Zara owner Inditex’s profit up 80 per cent as shoppers stock up
Zara owner Inditex has posted a bumper quarterly profit, while taking a hit of €216m after the temporary closure of its business in Ukraine and Russia.
The Madrid-listed firm, which is the largest fashion company in the world, saw net income profit hit €760m in the first quarter of the year.
It marked a decade-high gross margin of 60 per cent, with good results driven by what Inditex described as a “sharp recovery in store traffic” and a “good reception for all seven brands’ new season collections.”
Without the provision of €216m to cover costs relating to its operational closures in Ukraine and Russia, the group would have reported net profit of €940m.
The results were in line with analyst forecasts, with CityA.M. previously reporting that the fashion powerhouse was expected to benefit from higher prices while still holding strong market share.
However, there were warnings from analysts that the Bershka and Stradivarius owner would struggle to entice shoppers amid a cost of living crisis, when some consumers will look to trade downwards at more affordable brands.
UBS research found that in April the company’s starting prices increased by an average 18.5 per cent.
The results are evidence that, “consumers aren’t ready to give up on their looks just yet, despite household bills increasing across the board, Laura Hoy, equity analyst at Hargreaves Lansdown, said.
She added: “Despite the ever-present cost of living crisis, people continued to flock to Inditex stores.
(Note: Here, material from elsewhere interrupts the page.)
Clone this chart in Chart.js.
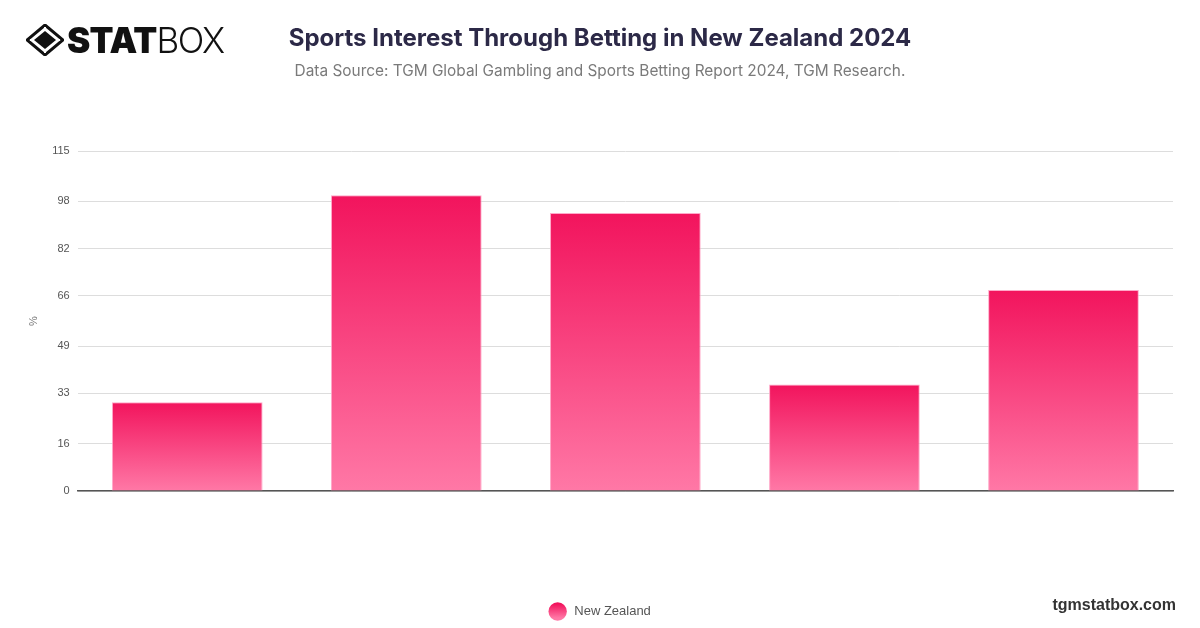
<!DOCTYPE html>
<html>
<head>
<meta charset="utf-8">
<script src="https://cdn.jsdelivr.net/npm/chart.js@4/dist/chart.umd.min.js"></script>
<style>
    html, body { margin: 0; padding: 0; background: #fff; }
    #page { position: relative; width: 1200px; height: 628px; overflow: hidden; font-family: Inter, 'Noto Sans', sans-serif; }
    #logo { position: absolute; left: 26px; top: 22px; height: 36px; display: flex; align-items: center; }
    #logo .stat { font-family: Inter, sans-serif; font-weight: 900; font-size: 35px; letter-spacing: -0.8px; color: #111; margin-left: 3px; }
    #logo .box { font-family: Inter, sans-serif; font-weight: 300; font-size: 35px; letter-spacing: -1.5px; color: #111; }
    #title { position: absolute; left: 0; width: 1200px; top: 23px; text-align: center; font-weight: 700; font-size: 24px; color: #2c2947; }
    #subtitle { position: absolute; left: 0; width: 1200px; top: 61px; text-align: center; font-weight: 400; font-size: 15.4px; color: #7a7a7a; }
    #brand { position: absolute; right: 24px; top: 596px; font-family: 'Liberation Sans', Arial, sans-serif; font-weight: 700; font-size: 16px; color: #333; }
    #wrap { position: absolute; left: 0; top: 0; width: 1200px; height: 628px; }
</style>
</head>
<body>
<div id="page">
    <div id="wrap"><canvas id="chart" width="1200" height="628"></canvas></div>
    <div id="logo">
        <svg width="38" height="32" viewBox="0 0 38 32">
            <path d="M19 1 L37 16 L19 31 L1 16 Z" fill="none" stroke="#111" stroke-width="3"/>
            <path d="M19 7 L30 16 L19 25 L8 16 Z" fill="#111"/>
            <path d="M4 16 L8 16 M30 16 L34 16 M19 3 L19 7 M19 25 L19 29" stroke="#fff" stroke-width="2"/>
        </svg>
        <span class="stat">STAT</span><span class="box">BOX</span>
    </div>
    <div id="title">Sports Interest Through Betting in New Zealand 2024</div>
    <div id="subtitle">Data Source: TGM Global Gambling and Sports Betting Report 2024, TGM Research.</div>
    <div id="brand">tgmstatbox.com</div>
</div>
<script>
// ---------------------------------------------------------------------------
// Data
// ---------------------------------------------------------------------------

const categories = ['Rugby', 'Football', 'Cricket', 'Basketball', 'Horse Racing'];
const seriesName = 'New Zealand';
const seriesValues = [30, 100, 94, 36, 68];
const yTickValues = [0, 16, 33, 49, 66, 82, 98, 115];

const topColour = '#f2145d';
const bottomColour = '#ff78a6';

Chart.defaults.animation = false;
Chart.defaults.font.family = "'Liberation Sans', Arial, sans-serif";

function barGradient(context) {
    const chart = context.chart;
    const yScale = chart.scales.y;
    if (!yScale || !chart.chartArea) return topColour;
    const value = context.raw;
    const top = yScale.getPixelForValue(value);
    const base = yScale.getPixelForValue(0);
    const gradient = chart.ctx.createLinearGradient(0, top, 0, base);
    gradient.addColorStop(0, topColour);
    gradient.addColorStop(1, bottomColour);
    return gradient;
}

function legendGradient(chart) {
    const gradient = chart.ctx.createLinearGradient(0, 604, 0, 618);
    gradient.addColorStop(0, topColour);
    gradient.addColorStop(1, bottomColour);
    return gradient;
}

// nudge the legend so it sits centred on the page rather than the padded box
const legendShift = {
    id: 'legendShift',
    afterLayout(chart) {
        chart.legend.left += 4;
        chart.legend.right += 4;
    }
};

new Chart(document.getElementById('chart'), {
    type: 'bar',
    data: {
        labels: categories,
        datasets: [{
            label: seriesName,
            data: seriesValues,
            backgroundColor: barGradient,
            borderColor: 'rgba(255, 160, 195, 0.9)',
            borderWidth: 1,
            categoryPercentage: 0.8,
            barPercentage: 0.86
        }]
    },
    plugins: [legendShift],
    options: {
        responsive: false,
        maintainAspectRatio: false,
        layout: { padding: { top: 151, left: 21, right: 27, bottom: 0 } },
        plugins: {
            title: { display: false },
            tooltip: { enabled: false },
            legend: {
                position: 'bottom',
                labels: {
                    usePointStyle: true,
                    pointStyle: 'circle',
                    boxWidth: 14,
                    boxHeight: 14,
                    padding: 10,
                    color: '#555',
                    font: { size: 13 },
                    generateLabels(chart) {
                        return [{
                            text: ' ' + seriesName,
                            fillStyle: legendGradient(chart),
                            strokeStyle: 'rgba(255, 160, 195, 0.9)',
                            fontColor: '#555',
                            lineWidth: 0,
                            pointStyle: 'circle',
                            hidden: false,
                            datasetIndex: 0
                        }];
                    }
                }
            }
        },
        scales: {
            x: {
                grid: { display: false },
                border: { display: true, color: '#555', width: 1.5 },
                ticks: { display: false },
                afterFit(scale) { scale.height = 104; }
            },
            y: {
                min: 0,
                max: 115,
                afterBuildTicks(scale) {
                    scale.ticks = yTickValues.map(v => ({ value: v }));
                },
                grid: { color: '#dddddd', drawTicks: false },
                border: { display: false },
                ticks: {
                    padding: 8,
                    color: '#555',
                    font: { size: 11 }
                },
                title: {
                    display: true,
                    text: '%',
                    color: '#777',
                    font: { size: 11 },
                    padding: { top: 6, bottom: 4 }
                }
            }
        }
    }
});
</script>
</body>
</html>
The group’s own costs rose at a slower pace than sales, which padded profits and set the group up nicely for the year ahead. Confident is the best descriptor of management’s tone in today’s update, with a special dividend now on the table.”
At the start of the second quarter, sales had risen some 17 per cent between 1 May and 5 June.
However, sales had increased 13 per cent during the last two weeks of the period.
The results were due to a “well-differentiated model that is delivering strongly,” Óscar García Maceiras, Inditex’s CEO, said.
He added: “The strength and adaptability of the business model and the excellent performance of our creative, sales and operating teams are driving that differentiation forward, underpinned by a strategic focus on innovation, digitalisation and sustainability.”
The company was keen to highlight its online performance, having retained almost all of its 67 per cent online growth in 2021. Group revenue from online sales declined slightly by six per cent year on year.
In a presentation to investors, the fashion firm said it hoped online sales would exceed 30 per cent of total sales by 2024.
A return of shopper footfall to stores was driven by consumers’ desire to return to normal lives after the pandemic, bosses told analysts.
There had also been no impact on sales after an extension of a charge for some online returns, now rolled out in 38 markets, the firm said.